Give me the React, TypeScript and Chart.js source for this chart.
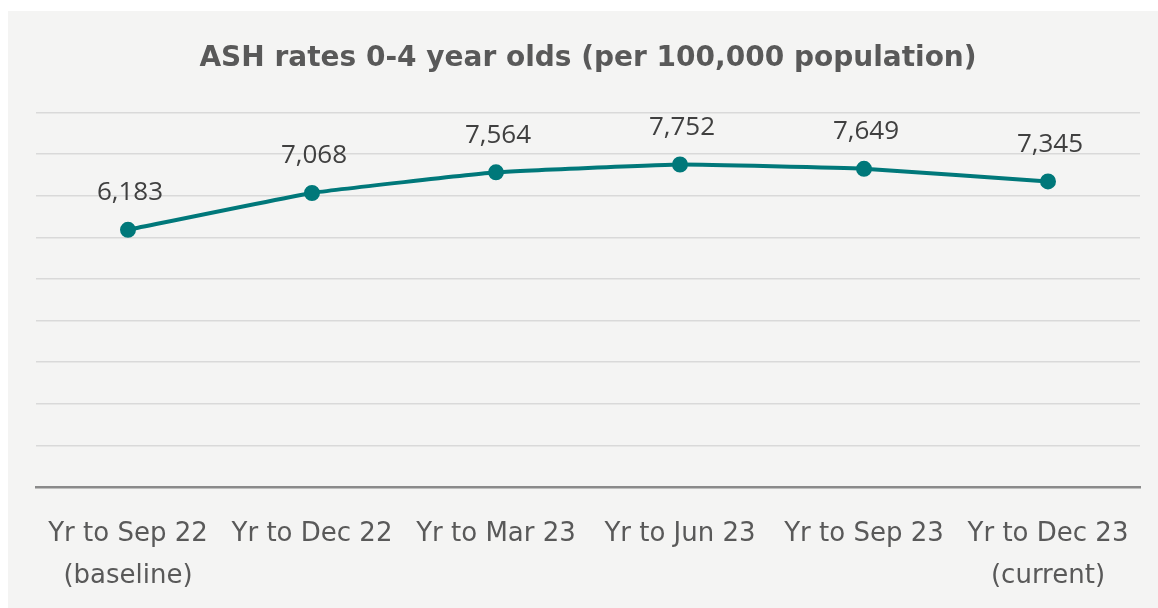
import React, { useEffect, useRef } from "react";
import { Chart, registerables } from "chart.js";

Chart.register(...registerables);

const categories: string[][] = [
  ["Yr to Sep 22", "(baseline)"],
  ["Yr to Dec 22"],
  ["Yr to Mar 23"],
  ["Yr to Jun 23"],
  ["Yr to Sep 23"],
  ["Yr to Dec 23", "(current)"],
];
const rates: number[] = [6183, 7068, 7564, 7752, 7649, 7345];
const titleText = "ASH rates 0-4 year olds (per 100,000 population)";

const FONT = "'DejaVu Sans', 'Noto Sans', sans-serif";
const LABEL_FONT = "'Open Sans', 'Noto Sans', sans-serif";

const panelPlugin = {
  id: "panel",
  beforeDraw(chart: any) {
    const ctx = chart.ctx;
    ctx.save();
    ctx.fillStyle = "#ffffff";
    ctx.fillRect(0, 0, chart.width, chart.height);
    ctx.fillStyle = "#f4f4f3";
    ctx.fillRect(8, 11, chart.width - 8, chart.height - 11);
    ctx.restore();
  },
};

const labelPlugin = {
  id: "valueLabels",
  afterDatasetsDraw(chart: any) {
    const ctx = chart.ctx;
    const meta = chart.getDatasetMeta(0);
    ctx.save();
    ctx.fillStyle = "#404040";
    ctx.font = `26px ${LABEL_FONT}`;
    ctx.textAlign = "center";
    ctx.textBaseline = "middle";
    meta.data.forEach((pt: any, i: number) => {
      const v = chart.data.datasets[0].data[i] as number;
      ctx.fillText(v.toLocaleString("en-US"), pt.x + 2, pt.y - 37);
    });
    ctx.restore();
  },
};

export default function App() {
  const ref = useRef<HTMLCanvasElement | null>(null);
  useEffect(() => {
    document.body.style.margin = "0";
    const chart = new Chart(ref.current as HTMLCanvasElement, {
      type: "line",
      data: {
        labels: categories,
        datasets: [
          {
            data: rates,
            borderColor: "#00787a",
            backgroundColor: "#00787a",
            borderWidth: 4,
            pointRadius: 6,
            pointHoverRadius: 6,
            tension: 0.1,
          },
        ],
      },
      options: {
        responsive: false,
        animation: false,
        layout: { padding: { left: 36, right: 18, top: 0, bottom: 0 } },
        plugins: {
          legend: { display: false },
          tooltip: { enabled: false },
          title: {
            display: true,
            text: titleText,
            color: "#595959",
            font: { family: FONT, size: 28, weight: "bold", lineHeight: 1.2 },
            padding: { top: 42, bottom: 37 },
          },
        },
        scales: {
          x: {
            offset: true,
            grid: { display: false },
            border: { display: true, color: "#8a8a8a", width: 2.5 },
            afterFit(scale: any) {
              scale.height = 121;
            },
            ticks: {
              color: "#595959",
              font: { family: FONT, size: 26, lineHeight: 1.615 },
              padding: 18,
              maxRotation: 0,
              autoSkip: false,
            },
          },
          y: {
            min: 0,
            max: 9000,
            ticks: { display: false, stepSize: 1000 },
            border: { display: false },
            grid: { color: "#d9d9d9", lineWidth: 1.5, drawTicks: false },
          },
        },
      },
      plugins: [panelPlugin, labelPlugin],
    });
    return () => chart.destroy();
  }, []);
  return <canvas ref={ref} width={1158} height={608} style={{ display: "block" }} />;
}
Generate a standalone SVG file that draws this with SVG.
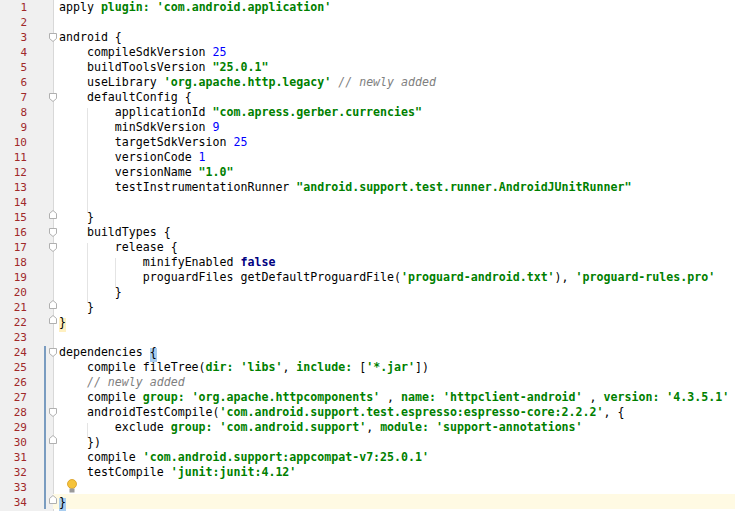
<svg xmlns="http://www.w3.org/2000/svg" width="735" height="511" viewBox="0 0 735 511">
<style>
.c{font-family:"DejaVu Sans Mono","Liberation Mono",monospace;font-size:11.6px;fill:#000;white-space:pre}
.ln{font-family:"DejaVu Sans Mono","Liberation Mono",monospace;font-size:11px;fill:#a0282a;text-anchor:end}
.k{fill:#008000;font-weight:bold}
.n{fill:#0000ff}
.m{fill:#808080;font-style:italic}
.b{fill:#000080;font-weight:bold}
.fold{fill:#fff;stroke:#b0b0b0;stroke-width:1}
</style>
<rect width="735" height="511" fill="#fff"/>
<g id="gutter">
<rect x="0" y="0" width="53" height="511" fill="#f0f0f0"/>
<line x1="53.5" y1="0" x2="53.5" y2="511" stroke="#d8d8d8"/>
<rect x="53" y="494" width="682" height="15" fill="#fffae3"/>
<line x1="45" y1="346" x2="45" y2="509" stroke="#7a9cc0" stroke-width="2"/>
<g>
<text class="ln" x="27" y="11">1</text><text class="ln" x="27" y="26">2</text><text class="ln" x="27" y="41">3</text><text class="ln" x="27" y="56">4</text><text class="ln" x="27" y="71">5</text><text class="ln" x="27" y="86">6</text><text class="ln" x="27" y="101">7</text><text class="ln" x="27" y="116">8</text><text class="ln" x="27" y="131">9</text><text class="ln" x="27" y="146">10</text><text class="ln" x="27" y="161">11</text><text class="ln" x="27" y="176">12</text><text class="ln" x="27" y="191">13</text><text class="ln" x="27" y="206">14</text><text class="ln" x="27" y="221">15</text><text class="ln" x="27" y="236">16</text><text class="ln" x="27" y="251">17</text><text class="ln" x="27" y="266">18</text><text class="ln" x="27" y="281">19</text><text class="ln" x="27" y="296">20</text><text class="ln" x="27" y="311">21</text><text class="ln" x="27" y="326">22</text><text class="ln" x="27" y="341">23</text><text class="ln" x="27" y="356">24</text><text class="ln" x="27" y="371">25</text><text class="ln" x="27" y="386">26</text><text class="ln" x="27" y="401">27</text><text class="ln" x="27" y="416">28</text><text class="ln" x="27" y="431">29</text><text class="ln" x="27" y="446">30</text><text class="ln" x="27" y="461">31</text><text class="ln" x="27" y="476">32</text><text class="ln" x="27" y="491">33</text><text class="ln" x="27" y="506">34</text>
</g>
<g id="folds">
<path class="fold" d="M49.5,33.5h7v5l-3.5,3l-3.5,-3z"/>
<path class="fold" d="M49.5,93.5h7v5l-3.5,3l-3.5,-3z"/>
<path class="fold" d="M49.5,213.5l3.5,-3l3.5,3v5h-7z"/>
<path class="fold" d="M49.5,228.5h7v5l-3.5,3l-3.5,-3z"/>
<path class="fold" d="M49.5,243.5h7v5l-3.5,3l-3.5,-3z"/>
<path class="fold" d="M49.5,303.5l3.5,-3l3.5,3v5h-7z"/>
<path class="fold" d="M49.5,318.5l3.5,-3l3.5,3v5h-7z"/>
<path class="fold" d="M49.5,348.5h7v5l-3.5,3l-3.5,-3z"/>
<path class="fold" d="M49.5,408.5h7v5l-3.5,3l-3.5,-3z"/>
<path class="fold" d="M49.5,438.5l3.5,-3l3.5,3v5h-7z"/>
<path class="fold" d="M49.5,498.5l3.5,-3l3.5,3v5h-7z"/>
</g>
</g>
<g id="guides" stroke="#e4e4e4">
<line x1="87.5" y1="108" x2="87.5" y2="213"/>
<line x1="87.5" y1="243" x2="87.5" y2="303"/>
<line x1="115.5" y1="258" x2="115.5" y2="288"/>
<line x1="87.5" y1="423" x2="87.5" y2="438"/>
</g>
<g id="highlights">
<rect x="59" y="318" width="7" height="14" fill="#fff0c0"/>
<rect x="150" y="348" width="7" height="14" fill="#a8cdf0"/>
<rect x="59" y="498" width="7" height="14" fill="#a8cdf0"/>
</g>
<g id="bulb">
<circle cx="72" cy="484" r="4.5" fill="#f5c33b" stroke="#d79a1c" stroke-width="0.8"/>
<rect x="69.5" y="488.5" width="5" height="4" fill="#9a9a9a"/>
</g>
<g id="code" xml:space="preserve">
<text class="c" x="59" y="11">apply <tspan class="k">plugin:</tspan> <tspan class="k">'com.android.application'</tspan></text>
<text class="c" x="59" y="41">android {</text>
<text class="c" x="59" y="56">    compileSdkVersion <tspan class="n">25</tspan></text>
<text class="c" x="59" y="71">    buildToolsVersion <tspan class="k">"25.0.1"</tspan></text>
<text class="c" x="59" y="86">    useLibrary <tspan class="k">'org.apache.http.legacy'</tspan> <tspan class="m">// newly added</tspan></text>
<text class="c" x="59" y="101">    defaultConfig {</text>
<text class="c" x="59" y="116">        applicationId <tspan class="k">"com.apress.gerber.currencies"</tspan></text>
<text class="c" x="59" y="131">        minSdkVersion <tspan class="n">9</tspan></text>
<text class="c" x="59" y="146">        targetSdkVersion <tspan class="n">25</tspan></text>
<text class="c" x="59" y="161">        versionCode <tspan class="n">1</tspan></text>
<text class="c" x="59" y="176">        versionName <tspan class="k">"1.0"</tspan></text>
<text class="c" x="59" y="191">        testInstrumentationRunner <tspan class="k">"android.support.test.runner.AndroidJUnitRunner"</tspan></text>
<text class="c" x="59" y="221">    }</text>
<text class="c" x="59" y="236">    buildTypes {</text>
<text class="c" x="59" y="251">        release {</text>
<text class="c" x="59" y="266">            minifyEnabled <tspan class="b">false</tspan></text>
<text class="c" x="59" y="281">            proguardFiles getDefaultProguardFile(<tspan class="k">'proguard-android.txt'</tspan>), <tspan class="k">'proguard-rules.pro'</tspan></text>
<text class="c" x="59" y="296">        }</text>
<text class="c" x="59" y="311">    }</text>
<text class="c" x="59" y="326">}</text>
<text class="c" x="59" y="356">dependencies {</text>
<text class="c" x="59" y="371">    compile fileTree(<tspan class="k">dir:</tspan> <tspan class="k">'libs'</tspan>, <tspan class="k">include:</tspan> [<tspan class="k">'*.jar'</tspan>])</text>
<text class="c" x="59" y="386">    <tspan class="m">// newly added</tspan></text>
<text class="c" x="59" y="401">    compile <tspan class="k">group:</tspan> <tspan class="k">'org.apache.httpcomponents'</tspan> , <tspan class="k">name:</tspan> <tspan class="k">'httpclient-android'</tspan> , <tspan class="k">version:</tspan> <tspan class="k">'4.3.5.1'</tspan></text>
<text class="c" x="59" y="416">    androidTestCompile(<tspan class="k">'com.android.support.test.espresso:espresso-core:2.2.2'</tspan>, {</text>
<text class="c" x="59" y="431">        exclude <tspan class="k">group:</tspan> <tspan class="k">'com.android.support'</tspan>, <tspan class="k">module:</tspan> <tspan class="k">'support-annotations'</tspan></text>
<text class="c" x="59" y="446">    })</text>
<text class="c" x="59" y="461">    compile <tspan class="k">'com.android.support:appcompat-v7:25.0.1'</tspan></text>
<text class="c" x="59" y="476">    testCompile <tspan class="k">'junit:junit:4.12'</tspan></text>
<text class="c" x="59" y="506">}</text>
</g>
</svg>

=== Short exercise ===
The lines from the start of the entries above through the one containing "Chart.register(...registerables);" are to be retyped exactly, and no others. Pictures are left out.

=== Task answer ===
Give me the React, TypeScript and Chart.js source for this chart.
import React, { useEffect, useRef } from "react";
import { Chart, registerables } from "chart.js";

Chart.register(...registerables);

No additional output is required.